The most obvious reason to give Trine: Ultimate Collection a go though, is to share the journey alongside a friend or family member in co-op. In fact, four of you can jump in together, either local or online, for Trine 4 and experience the joys it has to offer. For some reason on Xbox One, the other three games are limited to just offline play alongside up to two companions. Nevertheless, it’s better to tackle the puzzles with the additional brainpower and create gaming memories in the process.
Visually, the whole collection is a bit of a mixed bag due to the age of the older titles, with the original Trine looking as if a hazy filter has been applied and the locations have less of a magical vibe, coming across darker on the whole. In stark contrast, Trine 4 is utterly gorgeous with delightful locations and characters that could have been taken straight from one of your favourite fairytales. To be fair, as you advance through the collection, you’ll notice more clarity, vibrancy and better character models on the whole. The audio is great in the way that it isn’t intrusive and merely helps to create a melancholic atmosphere.
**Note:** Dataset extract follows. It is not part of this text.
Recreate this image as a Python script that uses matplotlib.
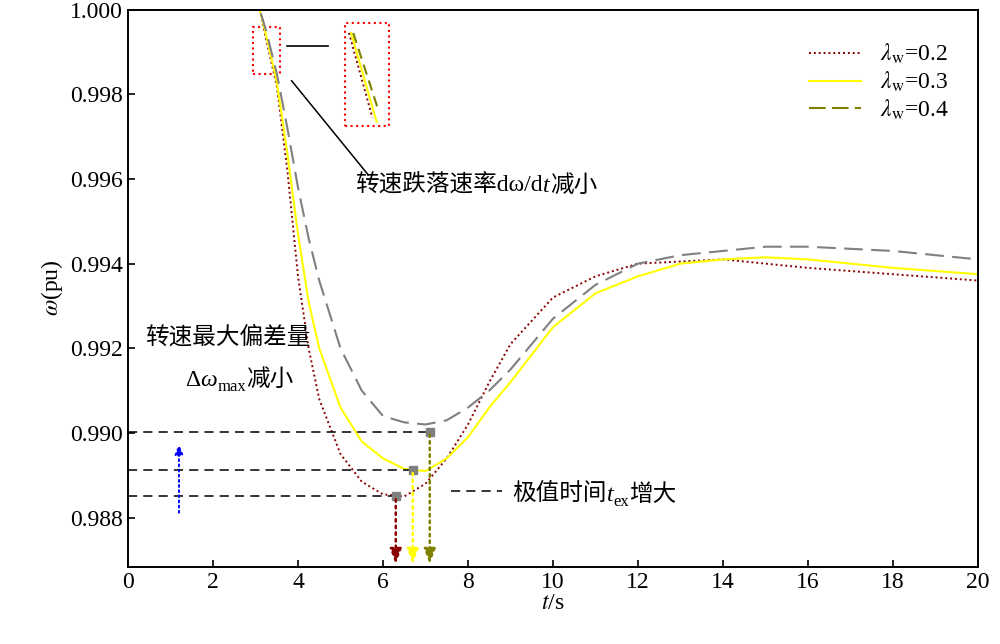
import matplotlib
matplotlib.use("Agg")
import matplotlib.pyplot as plt

plt.rcParams['font.family'] = ['Liberation Serif', 'Noto Sans CJK SC']
plt.rcParams['mathtext.fontset'] = 'stix'

t   = [0, 3.1, 3.25, 3.5, 3.75, 4, 4.25, 4.5, 5, 5.5, 6, 6.5, 7, 7.5, 8, 8.5, 9, 10, 11, 12, 13, 14, 15, 16, 18, 20]
w02 = [1.0, 1.0, 0.9993, 0.9982, 0.9962, 0.9937, 0.9920, 0.9908, 0.9895, 0.98885, 0.98855, 0.9885, 0.9888, 0.9894, 0.9902, 0.9912, 0.9921, 0.9932, 0.9937, 0.9940, 0.99405, 0.9941, 0.9940, 0.9939, 0.99375, 0.9936]
w03 = [1.0, 1.0, 0.9994, 0.9983, 0.9966, 0.9947, 0.9931, 0.9920, 0.9906, 0.9898, 0.9894, 0.98915, 0.9891, 0.9894, 0.9899, 0.9906, 0.9912, 0.9925, 0.9933, 0.9937, 0.9940, 0.9941, 0.99415, 0.9941, 0.9939, 0.99375]
w04 = [1.0, 1.0, 0.9995, 0.9985, 0.9972, 0.9958, 0.9946, 0.9936, 0.9920, 0.9910, 0.9904, 0.99025, 0.9902, 0.9903, 0.9906, 0.9910, 0.9915, 0.9927, 0.9935, 0.9940, 0.9942, 0.9943, 0.9944, 0.9944, 0.9943, 0.9941]
mins_t = [6.3, 6.7, 7.1]
mins_w = [0.98850, 0.98912, 0.99003]
labels = [r'$\lambda_{\rm w}$=0.2', r'$\lambda_{\rm w}$=0.3', r'$\lambda_{\rm w}$=0.4']
cols = ['#8b0000', '#ffff00', '#808000']

fig = plt.figure(figsize=(10, 6.44), dpi=100)
ax = fig.add_axes([0.128, 0.12, 0.85, 0.865])
ax.plot(t[1:], w02[1:], color=cols[0], ls=(0, (1, 1.5)), lw=1.4)
ax.plot(t[1:], w03[1:], color=cols[1], lw=1.5)
ax.plot(t, w04, color='gray', ls=(0, (9, 4)), lw=1.5)
ax.plot([], [], color=cols[0], ls=(0, (1, 1.5)), lw=1.4, label=labels[0])
ax.plot([], [], color=cols[1], lw=1.5, label=labels[1])
ax.plot([], [], color=cols[2], ls=(0, (8, 3)), lw=1.5, label=labels[2])

ymin = 0.98684
for mt, mw, c in zip(mins_t, mins_w, cols):
    ax.plot([0, mt], [mw, mw], color='k', ls=(0, (6, 4)), lw=1.1)
    ax.plot(mt, mw, 's', color='gray', ms=6)
    ax.annotate('', xy=(mt, ymin), xytext=(mt, mw),
                arrowprops=dict(arrowstyle='-|>,head_width=0.35,head_length=0.9', color=c, ls=':', lw=1.8))
ax.annotate('', xy=(1.2, 0.9898), xytext=(1.2, 0.98805),
            arrowprops=dict(arrowstyle='-|>,head_width=0.25,head_length=0.6', color='blue', ls=':', lw=1.4))

ax.add_patch(plt.Rectangle((2.93, 0.99848), 0.65, 0.0011, fill=False, ec='red', ls=':', lw=1.5))
ax.add_patch(plt.Rectangle((5.1, 0.99726), 1.05, 0.00242, fill=False, ec='red', ls=':', lw=1.5))
ax.plot([3.75, 4.7], [0.99915, 0.99915], color='k', lw=1.2)
ax.plot([3.85, 5.65], [0.99832, 0.99610], color='k', lw=1.1)
ax.plot([5.2, 5.75], [0.99945, 0.99745], color=cols[0], ls=(0, (1, 1.5)), lw=1.4)
ax.plot([5.25, 5.85], [0.99945, 0.99735], color=cols[1], lw=1.5)
ax.plot([5.3, 5.9], [0.99945, 0.99760], color=cols[2], ls=(0, (5, 3)), lw=1.5)

fs = 17
def chain(x, y, parts):
    prev = ax.text(x, y, parts[0][0], fontsize=parts[0][1], va='baseline')
    for s, f, dy in parts[1:]:
        prev = ax.annotate(s, xy=(1, 0), xycoords=prev, xytext=(0, dy), textcoords='offset points',
                           fontsize=f, va='baseline' if dy == 0 else 'bottom')
    return prev

a = ax.text(5.35, 0.99570, '转速跌落速率dω/d', fontsize=fs)
b = ax.annotate('t', xy=(1, 0), xycoords=a, fontsize=fs, style='italic', va='bottom')
ax.annotate('减小', xy=(1, 0), xycoords=b, fontsize=fs, va='bottom')

ax.text(0.4, 0.99210, '转速最大偏差量', fontsize=fs)
a = ax.text(1.35, 0.99112, 'Δ', fontsize=fs)
b = ax.annotate('ω', xy=(1, 0), xycoords=a, fontsize=fs, style='italic', va='bottom')
c = ax.annotate('max', xy=(1, 0), xycoords=b, xytext=(0, -3), textcoords='offset points', fontsize=12, va='bottom')
ax.annotate('减小', xy=(1, 0), xycoords=c, xytext=(0, 3), textcoords='offset points', fontsize=fs, va='bottom')

ax.plot([7.6, 8.8], [0.98863, 0.98863], color='k', ls=(0, (6, 4)), lw=1.1)
a = ax.text(9.05, 0.98840, '极值时间', fontsize=fs)
b = ax.annotate('t', xy=(1, 0), xycoords=a, fontsize=fs, style='italic', va='bottom')
c = ax.annotate('ex', xy=(1, 0), xycoords=b, xytext=(0, -3), textcoords='offset points', fontsize=12, va='bottom')
ax.annotate('增大', xy=(1, 0), xycoords=c, xytext=(0, 3), textcoords='offset points', fontsize=fs, va='bottom')

ax.set_xlim(0, 20)
ax.set_ylim(ymin, 1.0)
ax.set_xticks(range(0, 21, 2))
ax.set_yticks([0.988, 0.990, 0.992, 0.994, 0.996, 0.998, 1.000])
ax.set_yticklabels(['0.988', '0.990', '0.992', '0.994', '0.996', '0.998', '1.000'])
ax.tick_params(direction='in', labelsize=fs, length=5, width=1.2)
for s in ax.spines.values():
    s.set_linewidth(1.4)
ax.set_xlabel('$t$/s', fontsize=fs, labelpad=0)
ax.set_ylabel('$\\omega$(pu)', fontsize=fs, labelpad=4)
ax.legend(loc='upper right', bbox_to_anchor=(0.99, 0.98), frameon=False, fontsize=fs,
          handlelength=2.2, labelspacing=0.15)
fig.savefig('out.png', dpi=100)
The Trine: Ultimate Collection is great if you’re after a co-op puzzler – or four – with a ton of challenging, but fun, gameplay to be had. Without a doubt I’d highly recommend Trine 4: The Nightmare Prince because it’s almost faultless and the stunning world it transports you to is one that mustn’t be missed. In fairness, the only drawbacks found in the rest of the series are age-related and an ill-fated switch to 3D for Trine 3. So, if you can overlook those aspects and don’t mind learning slightly new controls each time, pick up Trine: Ultimate Collection on Xbox One and bathe in the puzzling glory!